Sin excepción, los movimientos que surten de vida a la marisma son todos creados bajo el fango gremial del agua, con la viveza de los contraluces y la complejidad de los esteros; un mundo inaccesible, inquieto, exuberante y rico en vida. Las aves, los peces, los gusanos del fondo, la flora adjunta al humedal, la salubridad penetrante, los vicios del ámbito en toda la armonía esplendorosa, imposible de ser observada en su plenitud.
Despacio, entre calma y calma, el vigor de la naturaleza va imprimiendo cualidad y desenfado a los habitantes privilegiados que inundan de belleza el paso de los tiempos. Sin embargo su libertad consiste en su predisposición constante a la supervivencia, sin un descuido que aparte del médano la ilusión por conservar la vida. Algo así como los animales de tierra adentro, como los humanos, que simplifican los fines a la tenencia del aire y se autoestiman para la consecución del libre pensamiento desde la libertad que sueñan. Los humanos aparentan la mayor osadía del aguacero, de la insistencia; los pájaros vuelan haciendo cálculos, al mismo tiempo; los humanos hacen los cálculos antes de andar y se visten de soldados y de vulgaridad y de miedo y despiertan la pollería del nidal de la marisma y asustan aliados de paraíso hasta pretender aniquilarlos.

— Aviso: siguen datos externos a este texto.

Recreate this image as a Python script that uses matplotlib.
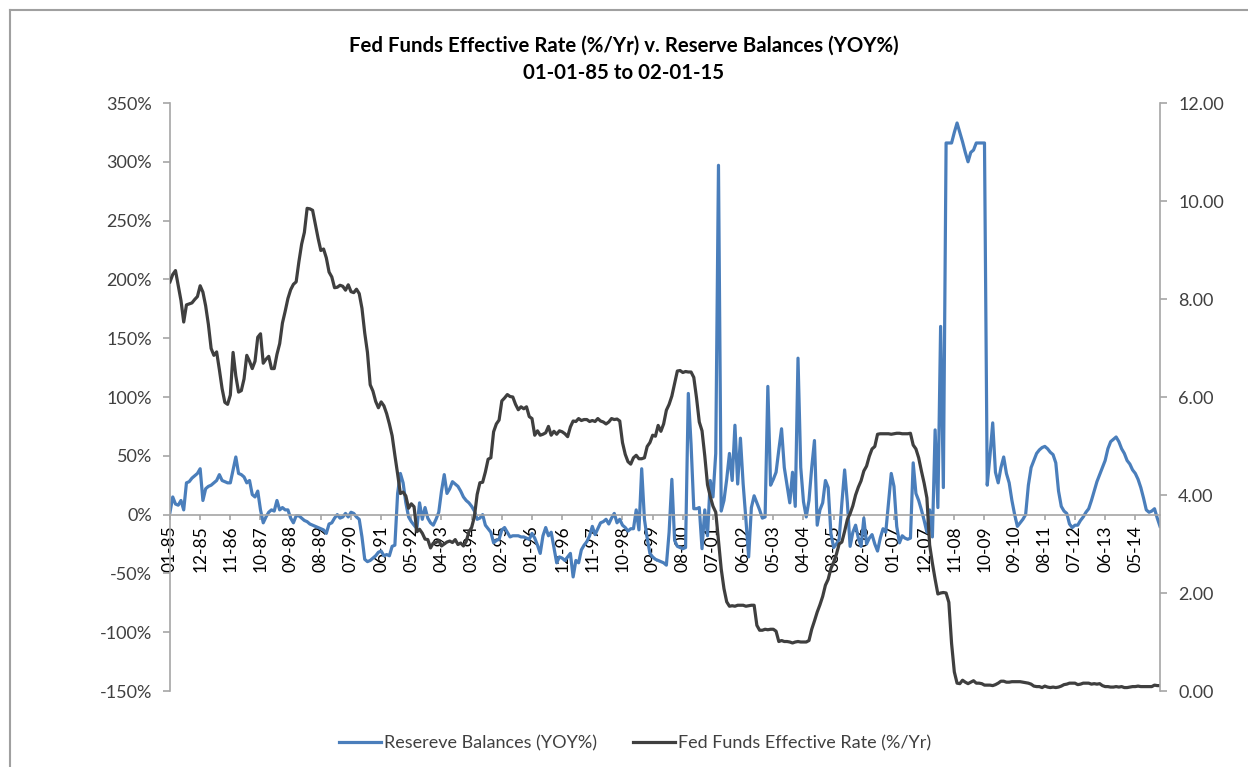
import matplotlib.pyplot as plt
from matplotlib.lines import Line2D
from matplotlib.ticker import MultipleLocator, FuncFormatter

plt.rcParams['font.family'] = ['Lato', 'DejaVu Sans']

# monthly series, Jan 1985 .. Feb 2015
reserves_pct = (
    [2, 15, 9, 8, 12, 4, 27, 28, 31, 33, 35, 39]            # 1985
    + [12, 22, 24, 25, 27, 29, 34, 29, 28, 27, 27, 38]      # 1986
    + [49, 35, 34, 32, 27, 29, 17, 15, 20, 4, -7, -2]       # 1987
    + [2, 4, 3, 12, 4, 6, 4, 4, -3, -7, -1, -1]             # 1988
    + [-3, -5, -6, -8, -9, -10, -11, -12, -13, -16, -8, -7]  # 1989
    + [-3, 0, -3, -2, 1, -2, 2, 1, -2, -4, -19, -38]        # 1990
    + [-40, -39, -37, -35, -32, -31, -35, -34, -35, -27, -26, 18]  # 1991
    + [35, 27, 10, -2, -6, -9, -12, 10, -4, 6, -3, -7]      # 1992
    + [-9, -4, 2, 20, 34, 18, 22, 28, 26, 24, 20, 15]       # 1993
    + [12, 10, 7, 3, -4, -3, 0, -9, -12, -15, -24, -22]     # 1994
    + [-21, -13, -11, -15, -19, -18, -18, -18, -19, -19, -20, -21]  # 1995
    + [-16, -20, -26, -33, -18, -11, -18, -15, -28, -41, -36, -37]  # 1996
    + [-39, -36, -33, -53, -39, -41, -30, -26, -23, -18, -10, -17]  # 1997
    + [-12, -7, -6, -4, -8, -3, 1, -7, -4, -9, -11, -14]    # 1998
    + [-12, -12, 4, -13, 39, -4, -20, -33, -36, -38, -39, -40]  # 1999
    + [-41, -43, -15, 30, -22, -27, -28, -29, -28, 103, 60, 5]  # 2000
    + [5, 6, -29, 4, -18, 29, 15, 52, 297, 3, 12, 30]       # 2001
    + [52, 29, 76, 26, 65, 26, -4, -36, 6, 16, 10, 4]       # 2002
    + [-3, -2, 109, 25, 30, 36, 55, 73, 40, 25, 10, 36]     # 2003
    + [7, 133, 40, 11, -2, 12, 40, 63, -9, 4, 10, 29]       # 2004
    + [23, -16, -28, -25, -21, 10, 38, 10, -27, -15, -9, -20]  # 2005
    + [-27, -3, -25, -20, -17, -25, -31, -20, -12, -15, 10, 35]  # 2006
    + [24, -10, -24, -18, -20, -21, -20, 44, 18, 12, 4, -5]  # 2007
    + [-15, 4, -19, 72, 6, 160, 23, 316, 316, 316, 325, 333]  # 2008
    + [325, 317, 308, 300, 308, 310, 316, 316, 316, 316, 25, 50]  # 2009
    + [78, 36, 27, 40, 49, 35, 27, 12, 0, -10, -7, -4]      # 2010
    + [0, 25, 40, 46, 52, 55, 57, 58, 56, 53, 51, 44]       # 2011
    + [20, 7, 3, 1, -8, -11, -9, -9, -5, -2, 2, 5]          # 2012
    + [12, 20, 28, 34, 40, 46, 56, 62, 64, 66, 62, 56]      # 2013
    + [52, 46, 43, 38, 35, 30, 23, 14, 4, 2, 3, 5]          # 2014
    + [-3, -10]                                             # 2015
)

fed_funds = (
    [8.35, 8.50, 8.58, 8.27, 7.97, 7.53, 7.88, 7.90, 7.92, 7.99, 8.05, 8.27]
    + [8.14, 7.86, 7.48, 6.99, 6.85, 6.92, 6.56, 6.17, 5.89, 5.85, 6.04, 6.91]
    + [6.43, 6.10, 6.13, 6.37, 6.85, 6.73, 6.58, 6.73, 7.22, 7.29, 6.69, 6.77]
    + [6.83, 6.58, 6.58, 6.87, 7.09, 7.51, 7.75, 8.01, 8.19, 8.30, 8.35, 8.76]
    + [9.12, 9.36, 9.85, 9.84, 9.81, 9.53, 9.24, 8.99, 9.02, 8.84, 8.55, 8.45]
    + [8.23, 8.24, 8.28, 8.26, 8.18, 8.29, 8.15, 8.13, 8.20, 8.11, 7.81, 7.31]
    + [6.91, 6.25, 6.12, 5.91, 5.78, 5.90, 5.82, 5.66, 5.45, 5.21, 4.81, 4.43]
    + [4.03, 4.06, 3.98, 3.73, 3.82, 3.76, 3.25, 3.30, 3.22, 3.10, 3.09, 2.92]
    + [3.02, 3.03, 3.07, 2.96, 3.00, 3.04, 3.06, 3.03, 3.09, 2.99, 3.02, 2.96]
    + [3.05, 3.25, 3.34, 3.56, 4.01, 4.25, 4.26, 4.47, 4.73, 4.76, 5.29, 5.45]
    + [5.53, 5.92, 5.98, 6.05, 6.01, 6.00, 5.85, 5.74, 5.80, 5.76, 5.80, 5.60]
    + [5.56, 5.22, 5.31, 5.22, 5.24, 5.27, 5.40, 5.22, 5.30, 5.24, 5.31, 5.29]
    + [5.25, 5.19, 5.39, 5.51, 5.50, 5.56, 5.52, 5.54, 5.54, 5.50, 5.52, 5.50]
    + [5.56, 5.51, 5.49, 5.45, 5.49, 5.56, 5.54, 5.55, 5.51, 5.07, 4.83, 4.68]
    + [4.63, 4.76, 4.81, 4.74, 4.74, 4.76, 4.99, 5.07, 5.22, 5.20, 5.42, 5.30]
    + [5.45, 5.73, 5.85, 6.02, 6.27, 6.53, 6.54, 6.50, 6.52, 6.51, 6.51, 6.40]
    + [5.98, 5.49, 5.31, 4.80, 4.21, 3.97, 3.77, 3.65, 3.07, 2.49, 2.09, 1.82]
    + [1.73, 1.74, 1.73, 1.75, 1.75, 1.75, 1.73, 1.74, 1.75, 1.75, 1.34, 1.24]
    + [1.24, 1.26, 1.25, 1.26, 1.26, 1.22, 1.01, 1.03, 1.01, 1.01, 1.00, 0.98]
    + [1.00, 1.01, 1.00, 1.00, 1.00, 1.03, 1.26, 1.43, 1.61, 1.76, 1.93, 2.16]
    + [2.28, 2.50, 2.63, 2.79, 3.00, 3.04, 3.26, 3.50, 3.62, 3.78, 4.00, 4.16]
    + [4.29, 4.49, 4.59, 4.79, 4.94, 4.99, 5.24, 5.25, 5.25, 5.25, 5.25, 5.24]
    + [5.25, 5.26, 5.26, 5.25, 5.25, 5.25, 5.26, 5.02, 4.94, 4.76, 4.49, 4.24]
    + [3.94, 2.98, 2.61, 2.28, 1.98, 2.00, 2.01, 2.00, 1.81, 0.97, 0.39, 0.16]
    + [0.15, 0.22, 0.18, 0.15, 0.18, 0.21, 0.16, 0.16, 0.15, 0.12, 0.12, 0.12]
    + [0.11, 0.13, 0.16, 0.20, 0.20, 0.18, 0.18, 0.19, 0.19, 0.19, 0.19, 0.18]
    + [0.17, 0.16, 0.14, 0.10, 0.09, 0.09, 0.07, 0.10, 0.08, 0.07, 0.08, 0.07]
    + [0.08, 0.10, 0.13, 0.14, 0.16, 0.16, 0.16, 0.13, 0.14, 0.16, 0.16, 0.16]
    + [0.14, 0.15, 0.14, 0.15, 0.11, 0.09, 0.09, 0.08, 0.08, 0.09, 0.08, 0.09]
    + [0.07, 0.07, 0.08, 0.09, 0.09, 0.10, 0.09, 0.09, 0.09, 0.09, 0.09, 0.12]
    + [0.11, 0.11]
)

# category labels MM-YY
months = ['%02d-%02d' % (m, y % 100) for y in range(1985, 2016) for m in range(1, 13)][:len(fed_funds)]
x = list(range(len(months)))
tick_pos = x[::11]
tick_lab = [months[i] for i in tick_pos]

blue = '#4a7ebb'
dark = '#3f3f3f'
axis_gray = '#a6a6a6'
text_col = '#404040'

fig = plt.figure(figsize=(12.48, 7.67), dpi=100)
ax = fig.add_axes([170 / 1248, 1 - 691 / 767, 990 / 1248, 588 / 767])
ax2 = ax.twinx()

ax.plot(x, reserves_pct, color=blue, lw=2.3, solid_joinstyle='round')
ax2.plot(x, fed_funds, color=dark, lw=2.3, solid_joinstyle='round')

ax.set_xlim(0, len(x) - 1)
ax.set_ylim(-150, 350)
ax2.set_ylim(0, 12)

ax.yaxis.set_major_locator(MultipleLocator(50))
ax.yaxis.set_major_formatter(FuncFormatter(lambda v, p: '%d%%' % v))
ax2.yaxis.set_major_locator(MultipleLocator(2))
ax2.yaxis.set_major_formatter(FuncFormatter(lambda v, p: '%.2f' % v))

ax.set_xticks(tick_pos)
ax.set_xticklabels(tick_lab)

for s in ['top', 'right']:
    ax.spines[s].set_visible(False)
for s in ['top', 'left', 'bottom']:
    ax2.spines[s].set_visible(False)
ax.spines['bottom'].set_position(('data', 0))
ax.spines['bottom'].set_color(axis_gray)
ax.spines['left'].set_color(axis_gray)
ax2.spines['right'].set_color(axis_gray)
for sp in [ax.spines['bottom'], ax.spines['left'], ax2.spines['right']]:
    sp.set_linewidth(1.2)

ax.tick_params(axis='y', length=5, width=1.2, color=axis_gray, labelsize=13,
               labelcolor=text_col, pad=8)
ax.tick_params(axis='x', length=3.6, width=1.2, color=axis_gray, labelsize=12.5,
               labelcolor='#000000', pad=4, labelrotation=90)
ax2.tick_params(axis='y', length=5, width=1.2, color=axis_gray, labelsize=13,
                labelcolor=text_col, pad=8)

fig.text(0.5, 1 - 46 / 767, 'Fed Funds Effective Rate (%/Yr) v. Reserve Balances (YOY%)',
         ha='center', va='center', fontsize=14.7, fontweight='bold', color='#000000')
fig.text(0.5, 1 - 73 / 767, '01-01-85 to 02-01-15',
         ha='center', va='center', fontsize=14.7, fontweight='bold', color='#000000')

handles = [Line2D([], [], color=blue, lw=2.3), Line2D([], [], color=dark, lw=2.3)]
fig.legend(handles, ['Resereve Balances (YOY%)', 'Fed Funds Effective Rate (%/Yr)'],
           loc='center', bbox_to_anchor=(0.509, 1 - 743 / 767), ncol=2, frameon=False,
           fontsize=13, handlelength=2.3, handletextpad=0.2, columnspacing=2.0,
           labelcolor=text_col)

# chart frame (left and top edges visible in the reference)
fig.add_artist(Line2D([10 / 1248, 10 / 1248], [0, 1 - 10 / 767], transform=fig.transFigure,
                      color='#a0a0a0', lw=1.5))
fig.add_artist(Line2D([10 / 1248, 1], [1 - 10 / 767, 1 - 10 / 767], transform=fig.transFigure,
                      color='#a0a0a0', lw=1.5))

fig.savefig('out.png', dpi=100)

La tarde ha tornado en rojo su azul primigenio y los pececillos de la más cercana charca se trinchan de sosiego debajo de las algas protectoras; los flamencos se cuentan aventuras y buscan alimentos. La vida se va poniendo oscura desde el cielo y cada cual buscará el cobijo ideal para la dormida, como la luz, como la tierra misma. En tal simbiosis no participan los humanos, no les está permitido.
Qué invento más excitante circunda, a modo de esteros, la paz de los hombres de esta parte de tierra tan generosa. Qué paisaje tan único nos custodia.